A Steel Behemoth Flexes Its Muscles

03/18/2008 12:00 am EST

Focus: STOCKS

Jon Markman

Editor, Trader's Advantage

Jon Markman, editor of Strategic Advantage, says giant international steel maker Arcelor Mittal is poised to capitalize on its considerable competitive strengths.

Arcelor Mittal (NYSE: MT), the Luxembourg-based behemoth, is the world's largest steel producer, boasting nearly three times the production capacity of the next largest producer. It has led the consolidation of the world steel industry over the past few years and has leading global market shares in automotive, construction, household appliances, and packaging products.

The $4 billion in cost savings from the merger [between] India-based steel giant Mittal merged with Luxembourg-based Arcelor has only highlighted the company's dominant integrated operations.

With operations in more than 60 countries and steel mills on four continents, MT has become the largest steel producer in the world by both volume and sales. Its mills produce about 138 million tons of long and flat steel annually. The company also operates iron mines, coal mines, and coke plants that support its steel-making operations around the world.

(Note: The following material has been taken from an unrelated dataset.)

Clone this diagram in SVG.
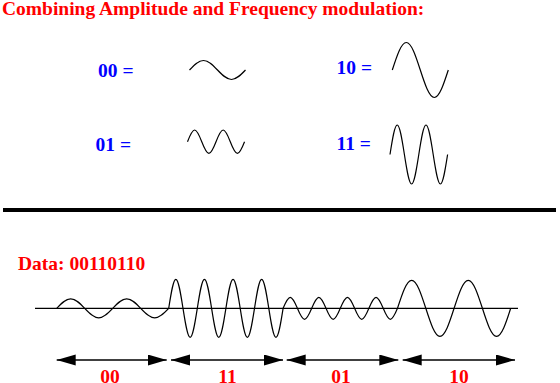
<svg xmlns="http://www.w3.org/2000/svg" width="560" height="383" viewBox="0 0 560 383">
<style>
.t{font-family:"Liberation Serif","Times New Roman",serif;font-weight:bold;font-size:19.5px}
.red{fill:#ff0000}
.blue{fill:#0000ff}
.w{fill:none;stroke:#000;stroke-width:1.2}
.ln{stroke:#000;stroke-width:1.3;fill:none}
</style>
<defs>
<marker id="ah" markerUnits="userSpaceOnUse" markerWidth="20" markerHeight="12" refX="19" refY="5.5" orient="auto-start-reverse">
<path d="M0,0 L19,5.5 L0,11 z" fill="#000"/>
</marker>
</defs>
<rect width="560" height="383" fill="#fff"/>
<text class="t red" x="2" y="14.5">Combining Amplitude and Frequency modulation:</text>

<g id="sym00">
<text class="t blue" x="98" y="77">00 =</text>
<path class="w" d="m189.5,70 c4.57,-4.87 8.93,-9.5 14,-9.5 s9.43,4.63 14,9.5 s8.93,9.5 14,9.5 s9.43,-4.63 14,-9.5"/>
</g>
<g id="sym01">
<text class="t blue" x="95.5" y="150.5">01 =</text>
<path class="w" d="m187.5,141.7 c2.32,-5.99 4.55,-11.7 7.13,-11.7 s4.8,5.71 7.13,11.7 s4.55,11.7 7.13,11.7 s4.8,-5.71 7.13,-11.7 s4.55,-11.7 7.13,-11.7 s4.8,5.71 7.13,11.7 s4.55,11.7 7.13,11.7 s4.8,-5.71 7.13,-11.7"/>
</g>
<g id="sym10">
<text class="t blue" x="336.5" y="74">10 =</text>
<path class="w" d="m392.3,70 c4.57,-14.09 8.93,-27.5 14,-27.5 s9.43,13.41 14,27.5 s8.93,27.5 14,27.5 s9.43,-13.41 14,-27.5"/>
</g>
<g id="sym11">
<text class="t blue" x="336.5" y="150">11 =</text>
<path class="w" d="m390,154.5 c2.35,-15.11 4.59,-29.5 7.2,-29.5 s4.85,14.39 7.2,29.5 s4.59,29.5 7.2,29.5 s4.85,-14.39 7.2,-29.5 s4.59,-29.5 7.2,-29.5 s4.85,14.39 7.2,29.5 s4.59,29.5 7.2,29.5 s4.85,-14.39 7.2,-29.5"/>
</g>

<rect id="divider" x="3" y="208" width="553" height="4" fill="#000"/>

<text class="t red" x="18" y="270">Data: 00110110</text>

<g id="signal">
<line class="ln" x1="35" y1="308.3" x2="518" y2="308.3"/>
<path class="w" d="M56.7,308.3
c4.57,-4.87 8.93,-9.5 14,-9.5 s9.43,4.63 14,9.5 s8.93,9.5 14,9.5 s9.43,-4.63 14,-9.5 s8.93,-9.5 14,-9.5 s9.43,4.63 14,9.5 s8.93,9.5 14,9.5 s9.43,-4.63 14,-9.5
c2.33,-14.86 4.56,-29 7.15,-29 s4.82,14.14 7.15,29 s4.56,29 7.15,29 s4.82,-14.14 7.15,-29
s4.56,-29 7.15,-29 s4.82,14.14 7.15,29 s4.56,29 7.15,29 s4.82,-14.14 7.15,-29
s4.56,-29 7.15,-29 s4.82,14.14 7.15,29 s4.56,29 7.15,29 s4.82,-14.14 7.15,-29
s4.56,-29 7.15,-29 s4.82,14.14 7.15,29 s4.56,29 7.15,29 s4.82,-14.14 7.15,-29
c2.33,-5.64 4.56,-11 7.15,-11 s4.82,5.36 7.15,11 s4.56,11 7.15,11 s4.82,-5.36 7.15,-11
s4.56,-11 7.15,-11 s4.82,5.36 7.15,11 s4.56,11 7.15,11 s4.82,-5.36 7.15,-11
s4.56,-11 7.15,-11 s4.82,5.36 7.15,11 s4.56,11 7.15,11 s4.82,-5.36 7.15,-11
s4.56,-11 7.15,-11 s4.82,5.36 7.15,11 s4.56,11 7.15,11 s4.82,-5.36 7.15,-11
c4.61,-14.34 9.03,-28 14.15,-28 s9.54,13.66 14.15,28 s9.03,28 14.15,28 s9.54,-13.66 14.15,-28
s9.03,-28 14.15,-28 s9.54,13.66 14.15,28 s9.03,28 14.15,28 s9.54,-13.66 14.15,-28"/>
</g>

<g id="connectors">
<line class="ln" x1="56.7" y1="360" x2="166.7" y2="360" marker-start="url(#ah)" marker-end="url(#ah)"/>
<line class="ln" x1="171" y1="360" x2="283" y2="360" marker-start="url(#ah)" marker-end="url(#ah)"/>
<line class="ln" x1="286.7" y1="360" x2="398.3" y2="360" marker-start="url(#ah)" marker-end="url(#ah)"/>
<line class="ln" x1="402.7" y1="360" x2="515" y2="360" marker-start="url(#ah)" marker-end="url(#ah)"/>
</g>
<g id="labels">
<text class="t red" x="110" y="382.5" text-anchor="middle">00</text>
<text class="t red" x="227.5" y="382.5" text-anchor="middle">11</text>
<text class="t red" x="341" y="382.5" text-anchor="middle">01</text>
<text class="t red" x="459" y="382.5" text-anchor="middle">10</text>
</g>
</svg>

MT operates some of the most cost-competitive facilities in the world in low-income countries, and the technology that it's developing to reduce carbon dioxide emissions will ensure that its foreign operations stay online for years to come. And the cutting-edge steel treatments and coatings that it's developing for high-end customers, such as automobile and appliance makers in American and Western European markets, is sure to keep its competitive advantage intact.

MT is largely self sufficient with its own iron ore production. The company currently fulfills 50% of its own raw material, and it plans to further its vertical integration to reach the 75% threshold by 2010. Arcelor also plans to create a supply chain network in North America that will blow its smaller peers out of the water.

Not surprisingly, the increasing global demand for steel gave MT great fourth-quarter and year-end results. Net income increased 30% in 2007 to $10.4 billion from $8 billion the prior year, and the company's strong organic sales growth actually followed increasing steel prices.

As the global industry has consolidated, many producers have closed plants. But the demand for steel in emerging nations hasn't dissipated, so steel prices have risen steadily, as have the shares of small and large producers, alike. Credit Suisse analysts believe that steel prices are heading even higher, citing the fact that global inventory has remained low while demand has outpaced supply in each of the past six years.

MT's new production capacity is projected to slow, and government action in China is slated to shut down inefficient and polluting steel mills in the country. With global demand already high and supply dwindling, steel prices are up more than 40% since October. And since MT's sales growth has been following steel prices up, healthy earnings growth is projected across all of the company's international operations for 2008. So we should be seeing new highs for MT shares this year. Buy MT. (The ADRs closed Monday at $77.21-Editor.)